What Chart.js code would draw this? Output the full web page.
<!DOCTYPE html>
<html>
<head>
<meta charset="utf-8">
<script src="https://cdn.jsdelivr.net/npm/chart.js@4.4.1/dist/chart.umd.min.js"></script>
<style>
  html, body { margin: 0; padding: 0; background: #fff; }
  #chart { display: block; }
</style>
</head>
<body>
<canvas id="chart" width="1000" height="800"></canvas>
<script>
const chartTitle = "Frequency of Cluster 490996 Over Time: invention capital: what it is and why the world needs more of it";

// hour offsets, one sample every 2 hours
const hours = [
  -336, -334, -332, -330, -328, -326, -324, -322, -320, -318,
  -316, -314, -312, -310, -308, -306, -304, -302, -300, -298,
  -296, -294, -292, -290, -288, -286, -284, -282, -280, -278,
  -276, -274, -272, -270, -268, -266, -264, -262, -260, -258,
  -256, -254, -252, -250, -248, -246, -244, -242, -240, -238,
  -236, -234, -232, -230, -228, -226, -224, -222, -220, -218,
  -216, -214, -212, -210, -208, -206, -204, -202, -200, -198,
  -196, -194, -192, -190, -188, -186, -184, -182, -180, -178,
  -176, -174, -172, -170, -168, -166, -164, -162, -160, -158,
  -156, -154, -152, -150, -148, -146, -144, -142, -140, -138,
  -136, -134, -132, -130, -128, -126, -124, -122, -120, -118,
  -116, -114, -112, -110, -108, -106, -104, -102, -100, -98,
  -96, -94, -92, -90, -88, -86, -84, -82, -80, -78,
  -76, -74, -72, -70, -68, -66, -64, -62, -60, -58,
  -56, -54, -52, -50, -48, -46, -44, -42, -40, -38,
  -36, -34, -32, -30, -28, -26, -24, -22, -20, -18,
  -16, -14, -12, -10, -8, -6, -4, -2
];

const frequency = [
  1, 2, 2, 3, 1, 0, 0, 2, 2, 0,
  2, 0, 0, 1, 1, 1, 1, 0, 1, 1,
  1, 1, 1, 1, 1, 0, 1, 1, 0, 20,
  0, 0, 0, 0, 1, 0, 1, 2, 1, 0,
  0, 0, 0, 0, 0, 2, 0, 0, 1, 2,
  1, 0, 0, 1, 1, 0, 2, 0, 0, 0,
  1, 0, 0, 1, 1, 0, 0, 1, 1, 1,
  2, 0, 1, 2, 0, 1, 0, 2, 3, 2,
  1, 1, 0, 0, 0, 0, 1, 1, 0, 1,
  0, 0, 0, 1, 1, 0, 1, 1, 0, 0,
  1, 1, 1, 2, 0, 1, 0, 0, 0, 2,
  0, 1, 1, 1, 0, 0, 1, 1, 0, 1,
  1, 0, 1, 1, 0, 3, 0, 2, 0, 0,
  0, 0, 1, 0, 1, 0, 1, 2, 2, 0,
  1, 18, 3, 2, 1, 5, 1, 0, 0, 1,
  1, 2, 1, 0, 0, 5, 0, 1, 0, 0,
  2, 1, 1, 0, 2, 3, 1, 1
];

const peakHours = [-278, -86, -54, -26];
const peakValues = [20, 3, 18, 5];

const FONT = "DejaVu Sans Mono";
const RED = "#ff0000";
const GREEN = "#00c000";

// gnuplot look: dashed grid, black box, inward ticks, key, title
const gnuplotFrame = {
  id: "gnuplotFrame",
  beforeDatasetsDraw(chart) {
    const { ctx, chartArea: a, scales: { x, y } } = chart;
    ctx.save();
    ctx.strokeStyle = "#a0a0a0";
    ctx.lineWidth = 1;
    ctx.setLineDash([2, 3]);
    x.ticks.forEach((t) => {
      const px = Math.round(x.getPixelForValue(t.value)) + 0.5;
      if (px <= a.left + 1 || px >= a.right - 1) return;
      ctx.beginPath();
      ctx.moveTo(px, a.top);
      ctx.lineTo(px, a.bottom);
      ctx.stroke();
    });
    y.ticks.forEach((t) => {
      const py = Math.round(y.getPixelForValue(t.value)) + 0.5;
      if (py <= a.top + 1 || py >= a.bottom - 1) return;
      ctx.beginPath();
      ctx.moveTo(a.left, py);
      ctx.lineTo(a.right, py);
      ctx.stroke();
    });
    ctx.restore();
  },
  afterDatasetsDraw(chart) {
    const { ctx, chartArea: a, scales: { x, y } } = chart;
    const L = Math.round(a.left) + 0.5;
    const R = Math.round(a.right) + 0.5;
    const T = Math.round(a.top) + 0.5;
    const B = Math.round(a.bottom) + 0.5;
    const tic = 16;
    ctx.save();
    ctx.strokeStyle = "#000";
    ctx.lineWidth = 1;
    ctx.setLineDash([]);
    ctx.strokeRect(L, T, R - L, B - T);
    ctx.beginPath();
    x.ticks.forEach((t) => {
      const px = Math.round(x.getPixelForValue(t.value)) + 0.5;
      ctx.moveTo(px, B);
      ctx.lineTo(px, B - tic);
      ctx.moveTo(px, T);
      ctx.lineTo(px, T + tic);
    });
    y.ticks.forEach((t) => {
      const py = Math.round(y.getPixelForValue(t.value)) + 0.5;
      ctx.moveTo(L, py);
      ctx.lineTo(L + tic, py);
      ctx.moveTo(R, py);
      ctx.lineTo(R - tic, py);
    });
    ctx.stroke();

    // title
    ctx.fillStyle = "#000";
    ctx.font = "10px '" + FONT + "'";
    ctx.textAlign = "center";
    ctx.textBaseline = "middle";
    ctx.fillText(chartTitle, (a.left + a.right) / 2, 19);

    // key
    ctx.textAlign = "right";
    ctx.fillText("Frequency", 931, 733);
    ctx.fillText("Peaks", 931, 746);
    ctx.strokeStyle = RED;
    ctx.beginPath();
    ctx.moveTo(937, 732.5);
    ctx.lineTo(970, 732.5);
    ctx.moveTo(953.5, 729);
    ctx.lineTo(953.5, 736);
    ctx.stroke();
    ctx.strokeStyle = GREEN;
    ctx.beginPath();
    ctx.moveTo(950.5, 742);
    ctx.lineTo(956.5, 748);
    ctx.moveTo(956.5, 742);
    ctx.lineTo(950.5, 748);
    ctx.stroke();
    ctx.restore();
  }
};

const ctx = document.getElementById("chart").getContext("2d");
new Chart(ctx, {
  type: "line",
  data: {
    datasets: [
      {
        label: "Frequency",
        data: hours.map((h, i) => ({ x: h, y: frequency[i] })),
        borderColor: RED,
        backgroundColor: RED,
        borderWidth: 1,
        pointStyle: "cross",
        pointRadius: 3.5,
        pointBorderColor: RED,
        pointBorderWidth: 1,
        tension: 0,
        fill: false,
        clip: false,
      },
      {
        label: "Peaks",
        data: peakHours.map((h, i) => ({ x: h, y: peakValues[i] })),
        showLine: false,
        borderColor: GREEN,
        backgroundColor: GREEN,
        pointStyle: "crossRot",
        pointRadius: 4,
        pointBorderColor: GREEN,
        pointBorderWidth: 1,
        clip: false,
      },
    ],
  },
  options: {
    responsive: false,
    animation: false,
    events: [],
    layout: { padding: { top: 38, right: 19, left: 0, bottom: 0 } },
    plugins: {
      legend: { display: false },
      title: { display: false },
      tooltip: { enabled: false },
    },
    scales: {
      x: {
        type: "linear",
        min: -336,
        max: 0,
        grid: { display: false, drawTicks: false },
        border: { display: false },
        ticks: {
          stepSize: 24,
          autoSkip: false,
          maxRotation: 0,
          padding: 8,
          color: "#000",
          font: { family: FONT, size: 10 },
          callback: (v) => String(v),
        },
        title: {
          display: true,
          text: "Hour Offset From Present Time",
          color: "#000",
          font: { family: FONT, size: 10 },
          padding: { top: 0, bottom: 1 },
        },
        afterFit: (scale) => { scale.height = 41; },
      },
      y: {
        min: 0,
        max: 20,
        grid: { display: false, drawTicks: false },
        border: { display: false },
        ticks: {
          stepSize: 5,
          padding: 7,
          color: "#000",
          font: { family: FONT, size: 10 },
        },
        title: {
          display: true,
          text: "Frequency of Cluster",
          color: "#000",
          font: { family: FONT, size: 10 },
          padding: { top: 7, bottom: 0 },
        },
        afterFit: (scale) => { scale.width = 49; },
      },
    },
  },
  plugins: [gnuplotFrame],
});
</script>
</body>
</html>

#### What needs to be done:
Looking at the material above, please copy exactly every line from its first line through the line containing "of Cluster 490996", with both ends included and nothing else.

#### Response to this exercise:
What Chart.js code would draw this? Output the full web page.
<!DOCTYPE html>
<html>
<head>
<meta charset="utf-8">
<script src="https://cdn.jsdelivr.net/npm/chart.js@4.4.1/dist/chart.umd.min.js"></script>
<style>
  html, body { margin: 0; padding: 0; background: #fff; }
  #chart { display: block; }
</style>
</head>
<body>
<canvas id="chart" width="1000" height="800"></canvas>
<script>
const chartTitle = "Frequency of Cluster 490996 Over Time: invention capital: what it is and why the world needs more of it";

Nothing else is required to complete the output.